Azure Dedicated SQL Pool connector
On this page
This article outlines how to configure the Azure Dedicated SQL Pool connector to push data from CluedIn to Microsoft’s Dedicated SQL Pool, which is a part of Azure Synapse Analytics platform.
Configure Azure Dedicated SQL Pool connector
Prerequisites: Make sure you have a Dedicated SQL Pool resource created under Azure Synapse Studio or Azure Synapse Analytics. For more information on how to create a dedicated SQL pool using Synapse Studio, see Microsoft documentation.

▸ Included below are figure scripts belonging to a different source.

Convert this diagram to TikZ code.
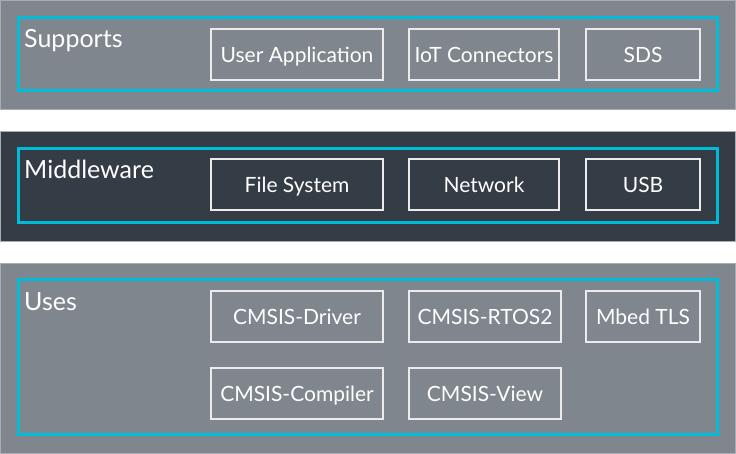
\documentclass[tikz,border=0pt]{standalone}
\usepackage{fontspec}
\setmainfont{Lato}
\usepackage{xcolor}
\usepackage{tikz}
\usetikzlibrary{positioning}

\definecolor{bandgrey}{HTML}{7F868D}
\definecolor{banddark}{HTML}{343C46}
\definecolor{bandedge}{HTML}{A9ADB1}
\definecolor{layercyan}{HTML}{00BCD8}

\begin{document}
\begin{tikzpicture}[x=1pt,y=-1pt]
		\tikzstyle{band}=[draw=bandedge, line width=1pt, fill=bandgrey, anchor=north west, inner sep=0, outer sep=0, minimum width=735pt]
		\tikzstyle{band_dark}=[band, fill=banddark]
		\tikzstyle{layer}=[draw=layercyan, line width=3pt, anchor=north west, inner sep=0, outer sep=0, minimum width=699pt]
		\tikzstyle{layer_text}=[text=white, font=\fontsize{25}{28}\selectfont, anchor=base west, inner sep=0]
		\tikzstyle{comp}=[draw=white!92!black, line width=1.3pt, text=white, font=\fontsize{21}{24}\selectfont, text height=15pt, text depth=0pt, anchor=north west, inner sep=0, outer sep=0, minimum height=51pt]

		\useasboundingbox (0,0) rectangle (736,453);

		% Supports
		\node [band, minimum height=109pt] (band1) at (0.5,0.5) {};
		\node [layer, minimum height=73pt] (supports) at (18,17) {};
		\node [layer_text] (supports_text) at (24,47) {Supports};
		\node [comp, minimum width=172pt] (userapp) at (211,29) {User Application};
		\node [comp, minimum width=150pt] (iot) at (409,29) {IoT Connectors};
		\node [comp, minimum width=114pt] (sds) at (586,29) {SDS};

		% Middleware
		\node [band_dark, minimum height=110pt] (band2) at (0.5,131) {};
		\node [layer, minimum height=74pt] (middleware) at (18,148) {};
		\node [layer_text] (middleware_text) at (24,178) {Middleware};
		\node [comp, minimum width=172pt] (filesys) at (211,159) {File System};
		\node [comp, minimum width=150pt] (network) at (409,159) {Network};
		\node [comp, minimum width=114pt] (usb) at (586,159) {USB};

		% Uses
		\node [band, minimum height=190pt] (band3) at (0.5,263) {};
		\node [layer, minimum height=155pt] (uses) at (18,279) {};
		\node [layer_text] (uses_text) at (24,310) {Uses};
		\node [comp, minimum width=172pt] (driver) at (211,291) {CMSIS-Driver};
		\node [comp, minimum width=152pt] (rtos) at (409,291) {CMSIS-RTOS2};
		\node [comp, minimum width=114pt] (mbedtls) at (586,291) {Mbed TLS};
		\node [comp, minimum width=172pt] (compiler) at (211,368) {CMSIS-Compiler};
		\node [comp, minimum width=152pt] (view) at (409,368) {CMSIS-View};
	\end{tikzpicture}
\end{document}
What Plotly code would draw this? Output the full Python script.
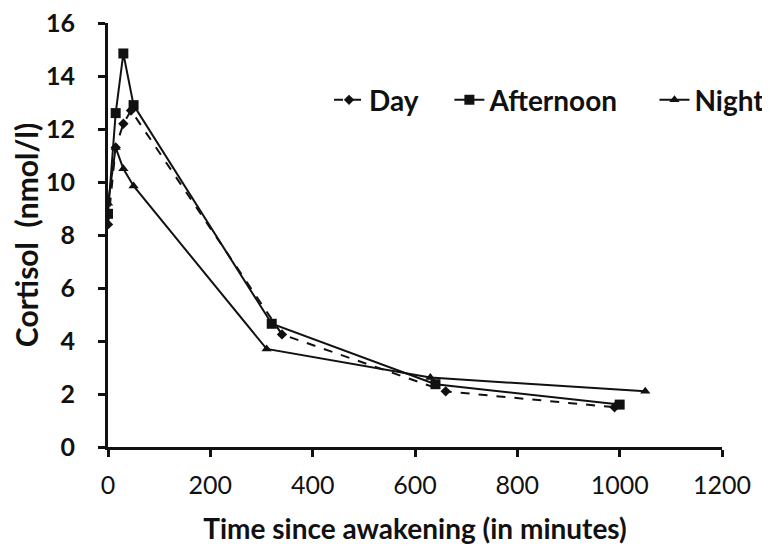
import plotly.graph_objects as go

day_x = [0, 15, 30, 45, 340, 660, 990]
day_y = [8.4, 11.3, 12.2, 12.7, 4.25, 2.1, 1.5]

aft_x = [0, 15, 30, 50, 320, 640, 1000]
aft_y = [8.8, 12.6, 14.85, 12.9, 4.65, 2.37, 1.6]

night_x = [0, 15, 30, 50, 310, 630, 1050]
night_y = [9.2, 11.3, 10.5, 9.85, 3.7, 2.62, 2.1]

x_ticks = [0, 200, 400, 600, 800, 1000, 1200]
y_ticks = [0, 2, 4, 6, 8, 10, 12, 14, 16]

FONT = "Lato"
C = "#111111"

fig = go.Figure()
fig.add_trace(go.Scatter(x=day_x, y=day_y, name="Day", mode="lines+markers",
                         line=dict(color=C, width=2, dash="dash"),
                         marker=dict(symbol="diamond", size=8, color=C), legend="legend"))
fig.add_trace(go.Scatter(x=aft_x, y=aft_y, name="Afternoon", mode="lines+markers",
                         line=dict(color=C, width=2),
                         marker=dict(symbol="square", size=10, color=C), legend="legend2"))
fig.add_trace(go.Scatter(x=night_x, y=night_y, name="Night", mode="lines+markers",
                         line=dict(color=C, width=2),
                         marker=dict(symbol="triangle-up", size=9, color=C), legend="legend3"))

legfont = dict(size=28, family=FONT, weight=700, color=C)
def leg(xp):
    return dict(orientation="h", x=xp, y=0.818, xanchor="left", yanchor="middle",
                font=legfont, bgcolor="rgba(0,0,0,0)", borderwidth=0, visible=True)

fig.update_layout(
    width=762, height=543,
    showlegend=True,
    margin=dict(l=100, r=48, t=15, b=104, autoexpand=False),
    paper_bgcolor="white", plot_bgcolor="white",
    font=dict(family=FONT, color=C),
    legend=leg(0.360), legend2=leg(0.556), legend3=leg(0.890),
    xaxis=dict(range=[0, 1200], tickvals=x_ticks, ticktext=[str(v) for v in x_ticks],
               automargin=False, ticklabeloverflow="allow",
               showgrid=False, zeroline=False, showline=True, linecolor=C, linewidth=2.5,
               ticks="outside", ticklen=7, tickwidth=2.5, tickcolor=C,
               ticklabelstandoff=7,
               tickfont=dict(size=25, family=FONT, color=C),
               title=dict(text="Time since awakening (in minutes)",
                          font=dict(size=28, family=FONT, weight=700, color=C), standoff=22)),
    yaxis=dict(range=[0, 16], tickvals=y_ticks, ticktext=[str(v) + "   " for v in y_ticks],
               automargin=False, ticklabeloverflow="allow",
               showgrid=False, zeroline=False, showline=True, linecolor=C, linewidth=2.5,
               ticks="outside", ticklen=7, tickwidth=2.5, tickcolor=C,
               tickfont=dict(size=25, family=FONT, weight=700, color=C),
               title=dict(text="Cortisol  (nmol/l)",
                          font=dict(size=30, family=FONT, weight=700, color=C), standoff=5)),
)

fig.write_html("out.html")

To configure Azure Dedicated SQL Pool connector
-
On the navigation pane, go to Consume > Export Targets. Then, select Add Export Target.
-
On the Choose Target tab, select Azure Dedicated SQL Pool Connector. Then, select Next.
-
On the Configure tab, enter the connection details:
-
Name – user-friendly name of the export target that will be displayed on the Export Target page in CluedIn.
-
Host – dedicated SQL endpoint in the workspace. To find this value, sign in to Azure Synapse Analytics, and then select the needed workspace. On the Overview page, copy the value from Dedicated SQL endpoint.
-
Database Name – name of the SQL pool where you want to store the data from CluedIn.
-
Username – SQL admin username in the workspace.
-
Password – SQL admin password, which was provided at the creation of a workspace. If you forget the password, you can reset it by selecting Reset SQL admin password as displayed on the screenshot.
-
Port Number – this is an optional field. You may provide the port number if it is set up in the database.
-
-
Test the connection to make sure it works, and then select Add.
Now, you can select the Azure Dedicated SQL Pool connector in a stream and start exporting golden records.
Limitations of Azure Synapse Analytics
Deciding whether to use the Azure Dedicated SQL Pool connector to stream golden records from CluedIn to Azure Synapse Analytics requires careful consideration. This section outlines several limitations of Azure Synapse Analytics, explaining why it may not be the best choice for streaming large sets of data directly from CluedIn. As an alternative, we recommend using One Lake or Azure Data Lake.
Not optimized for frequent small updates
Azure Synapse Analytics is a massively parallel processing (MPP) data warehouse designed for handling large-scale, batch-oriented analytical workloads. It is not optimized for frequent, small data updates or transactional workloads. Frequent small updates might lead to inefficient use of resources, data imbalances that impact query performance, and overhead of write operations.
High data ingestion costs
Frequent data pushes require the use of data pipelines, storage transactions, and potentially recomputing indexes and materialized views in Synapse. Constant data ingestion using Synapse pipelines can result in high operational costs. In addition, frequent ingestion competes with analytical workloads for resources, reducing overall performance.
Latency in Synapse processes
Synapse works best when given time to process large volumes of data, but frequent updates introduce latency at every stage. Loading data into Synapse requires preprocessing, uploading to staging layers, and running COPY commands, which are not instant. In addition, frequent changes to metadata (for example, partitions, indexes) slow down the ingestion process.